Les départs de Djotodia et Tiangaye étaient réclamés par les autres États africains. Ils vont donc avoir une influence sur l’engagement des autres pays, les inciter à prendre leur part dans le conflit en Centrafrique. L’impact sur le terrain devrait être, en revanche, relativement faible pour l’armée française. Car le problème de Centrafrique est un problème tribal, de braconniers, de « coupeurs de route ». Dans ces conditions, sans État ni institutions qui fonctionnent, on peut éviter des massacres généralisés à Bangui ou à Bouar mais le retour au calme est un travail de très long terme. C’est un problème sur 10 ans. La France n’a donc pas à s’engager plus dans le pays qu’elle ne le fait déjà. Nous n’avons pas à suivre le même chemin que les Américains en Irak. C’est aux pays africains de prendre leur responsabilité pour éviter que ne s’installe en Centrafrique une situation totalement pourrie, à terme un sanctuaire islamique, comme ça peut être le cas, par exemple, au nord du Nigéria.

Les Africains doivent s’engager plus et ne pas laisser uniquement le Tchad intervenir. Ce pays considère un peu le Centrafrique comme son arrière-cour. Il y a une certaine légitimité et une certaine influence auprès des ethnies du Nord mais pas du tout auprès des ethnies du Sud. Il faut donc une coalition africaine en Centrafrique.
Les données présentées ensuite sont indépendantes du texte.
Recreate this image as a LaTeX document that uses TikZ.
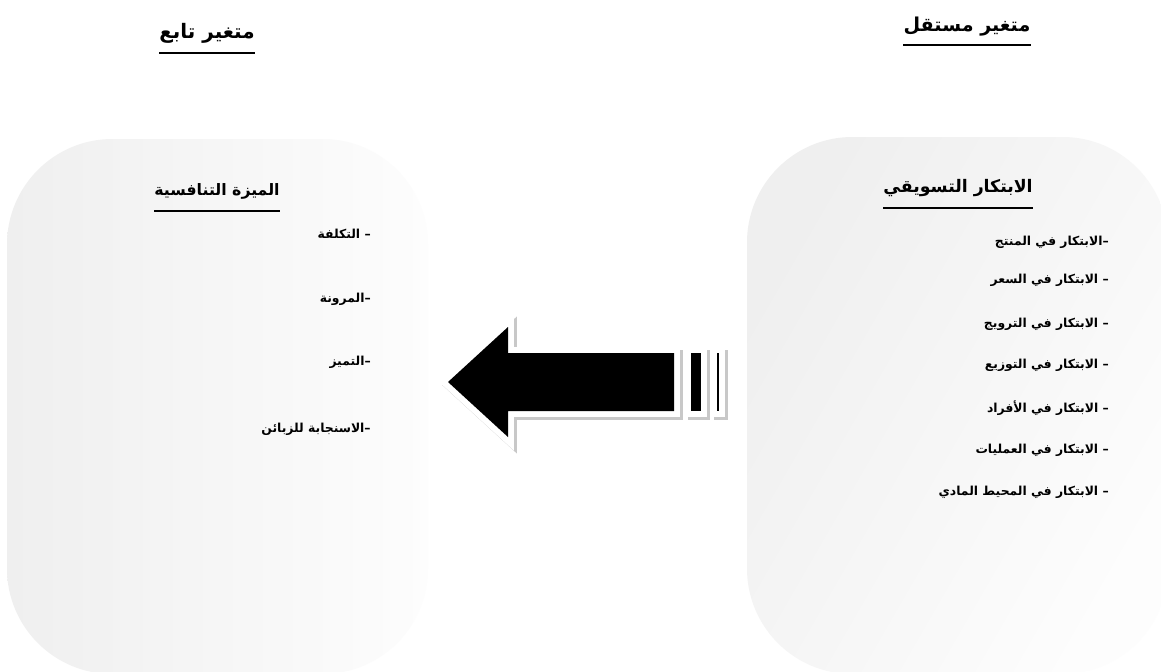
\documentclass[tikz,border=0pt]{standalone}
\usepackage{fontspec}
\newfontfamily\arabicfont[Script=Arabic]{DejaVu Sans}
\TeXXeTstate=1
\definecolor{boxA}{RGB}{239,239,239}
\definecolor{boxB}{RGB}{253,253,253}
\definecolor{shadowgray}{RGB}{200,200,200}
\begin{document}
\begin{tikzpicture}[x=0.025cm,y=-0.025cm,
  arsize/.style={font=\arabicfont\bfseries\fontsize{#1}{#1}\selectfont},
  toptitle/.style={inner sep=0pt, anchor=base},
  boxtitle/.style={inner sep=0pt, anchor=base},
  item/.style={arsize=8.8, inner sep=0pt, anchor=base east},
  uline/.style={line width=1.5pt},
  arrowshadow/.style={draw=shadowgray, line width=8.5pt, line join=miter},
  arrowrim/.style={draw=white, line width=8.5pt, line join=miter},
  arrowfill/.style={fill=black}]
\useasboundingbox (0,0) rectangle (1161,671);
\fill[white] (0,0) rectangle (1161,671);
\begin{scope}
\clip (0,0) rectangle (1161,671);
% boxes
\shade[left color=boxA, right color=boxB, rounded corners=75] (7,139) rectangle (428,674);
\shade[top color=boxA, bottom color=boxB, shading angle=60, rounded corners=75] (747,137) rectangle (1168,674);
\end{scope}

% titles
\node[toptitle, arsize=14.2] (dep) at (207,38) {\beginR متغير تابع\endR};
\draw[uline] (dep.west |- 0,53) -- (dep.east |- 0,53);
\node[toptitle, arsize=13.6] (ind) at (967,31) {\beginR متغير مستقل\endR};
\draw[uline] (ind.west |- 0,45) -- (ind.east |- 0,45);

% left box
\node[boxtitle, arsize=11.2] (lt) at (217,195) {\beginR الميزة التنافسية\endR};
\draw[uline] (lt.west |- 0,211) -- (lt.east |- 0,211);
\node[item] (l1) at (371,238) {\beginR – التكلفة\endR};
\node[item] (l2) at (371,302) {\beginR –المرونة\endR};
\node[item] (l3) at (371,365) {\beginR –التميز\endR};
\node[item] (l4) at (371,432) {\beginR –الاسنجابة للزبائن\endR};

% right box
\node[boxtitle, arsize=12.3] (rt) at (958,192) {\beginR الابتكار التسويقي\endR};
\draw[uline] (rt.west |- 0,208) -- (rt.east |- 0,208);
\node[item] (r1) at (1109,245) {\beginR –الابتكار في المنتج\endR};
\node[item] (r2) at (1109,283) {\beginR – الابتكار في السعر\endR};
\node[item] (r3) at (1109,327) {\beginR – الابتكار في الترويج\endR};
\node[item] (r4) at (1109,368) {\beginR – الابتكار في التوزيع\endR};
\node[item] (r5) at (1109,412) {\beginR – الابتكار في الأفراد\endR};
\node[item] (r6) at (1109,453) {\beginR – الابتكار في العمليات\endR};
\node[item] (r7) at (1109,495) {\beginR – الابتكار في المحيط المادي\endR};

% striped block arrow
\begin{scope}[shift={(3,3)}]
\path[arrowshadow] (448,382) -- (508,327) -- (508,353) -- (674,353) -- (674,411) -- (508,411) -- (508,437) -- cycle;
\path[arrowshadow] (691,353) rectangle (701,411);
\path[arrowshadow] (717,353) rectangle (719,411);
\end{scope}
\path[arrowrim] (448,382) -- (508,327) -- (508,353) -- (674,353) -- (674,411) -- (508,411) -- (508,437) -- cycle;
\path[arrowrim] (691,353) rectangle (701,411);
\path[arrowrim] (717,353) rectangle (719,411);
\path[arrowfill] (448,382) -- (508,327) -- (508,353) -- (674,353) -- (674,411) -- (508,411) -- (508,437) -- cycle;
\path[arrowfill] (691,353) rectangle (701,411);
\path[arrowfill] (717,353) rectangle (719,411);
\end{tikzpicture}
\end{document}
Quelle est la situation actuelle ? Le chef de l’opération française Sangaris, le général Francisco Soriano, estime que la situation « s’améliore lentement » à Bangui. Partagez-vous ce point de vue ?
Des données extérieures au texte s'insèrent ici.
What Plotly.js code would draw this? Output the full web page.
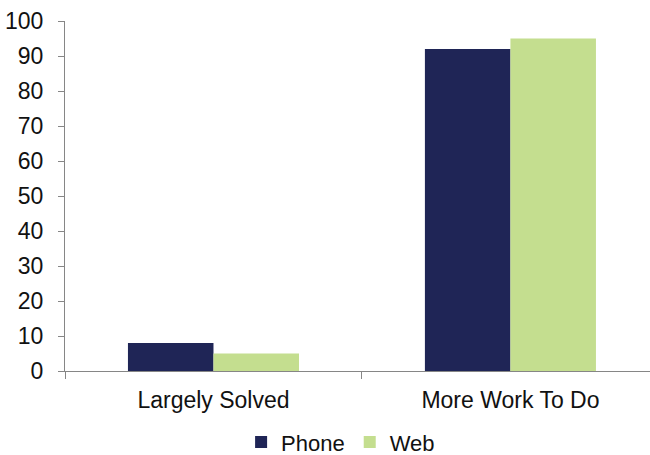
<!DOCTYPE html>
<html>
<head>
<meta charset="utf-8">
<script src="https://cdn.plot.ly/plotly-3.0.1.min.js"></script>
<style>html,body{margin:0;padding:0;background:#fff;}#chart{width:650px;height:455px;}</style>
</head>
<body>
<div id="chart"></div>
<script>
var categories = ["Largely Solved", "More Work To Do"];
var phoneValues = [8, 92];
var webValues = [5, 95];
var yTicks = [0, 10, 20, 30, 40, 50, 60, 70, 80, 90, 100];

var data = [
  {type: "bar", name: "Phone", x: categories, y: phoneValues, marker: {color: "#1F2556"}},
  {type: "bar", name: "Web", x: categories, y: webValues, marker: {color: "#C4DE8F"}}
];

var axisFont = {family: "Liberation Sans, Arial, sans-serif", size: 23, color: "#111"};
var legendFont = {family: "Liberation Sans, Arial, sans-serif", size: 22, color: "#111"};
var layout = {
  width: 650, height: 455,
  margin: {l: 65, r: 0, t: 21, b: 84, autoexpand: false},
  paper_bgcolor: "#fff", plot_bgcolor: "#fff",
  barmode: "group", bargap: 0.424, bargroupgap: 0,
  showlegend: true,
  legend: {orientation: "h", xref: "container", x: 0.524, xanchor: "center",
           yref: "container", y: 0.028, yanchor: "middle",
           font: legendFont, traceorder: "normal", itemwidth: 30},
  xaxis: {type: "category", range: [-0.5, 1.47], showline: true, linecolor: "#868686", linewidth: 1,
          ticks: "outside", tickson: "boundaries", ticklen: 7, tickcolor: "#868686",
          tickfont: axisFont, ticklabelstandoff: 8, showgrid: false, zeroline: false, fixedrange: true},
  yaxis: {range: [0, 100], tickvals: yTicks, showline: true, linecolor: "#868686", linewidth: 1,
          ticks: "outside", ticklen: 6, tickcolor: "#868686", tickfont: axisFont,
          ticklabelstandoff: 10, showgrid: false, zeroline: false, fixedrange: true}
};

Plotly.newPlot("chart", data, layout, {staticPlot: true});
</script>
</body>
</html>
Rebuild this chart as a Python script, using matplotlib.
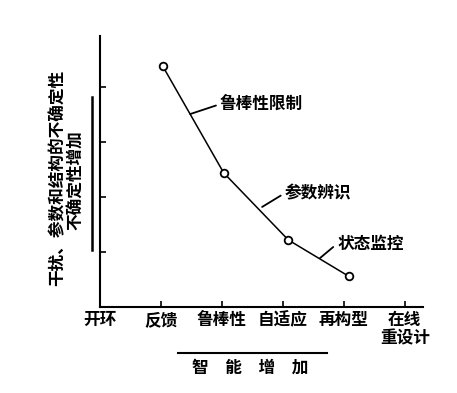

Elle ne peut que s’améliorer lentement car personne, aujourd’hui, n’est en mesure de prendre le relais de la France, contrairement à ce qui s’est passé au Mali. Il n’y a pas d’État, on ne peut pas remettre en place une police ou une armée… Au Mali, ces choses-là n’étaient pas fortes mais elles existaient ; en Centrafrique, elles n’existent plus. Il faut donc du temps.

Les forces françaises assurent donc une sécurité minimum dans différents endroits. Mais on ne peut pas attendre des résultats semblables à ceux obtenus au Mali. Ce n’est pas parce que des élections vont être organisées qu’il n’y aura plus de braconniers et/ou de « coupeurs de route ». On est dans une situation difficile, qui va demander du temps, même si elle n’est absolument pas risquée au niveau militaire car c’est une opposition entre communautés : la France n’a pas d’ennemis, on est dans le CRS international.

Quel est l’intérêt pour la France d’être présente en Centrafrique ?

Le fait d’être sur place nous permet d’avoir du renseignement. Cela nous permet également d’assurer la sécurité des ONG, des journalistes, des personnes qui reconstruiront le pays… Les renseignements donnent la possibilité de pouvoir peser par rapport aux différents chefs d’État africains. Mais l’armée française ne doit pas aller au-delà. Les forces africaines doivent, à présent, assurer la période de transition avec l’appui de la France.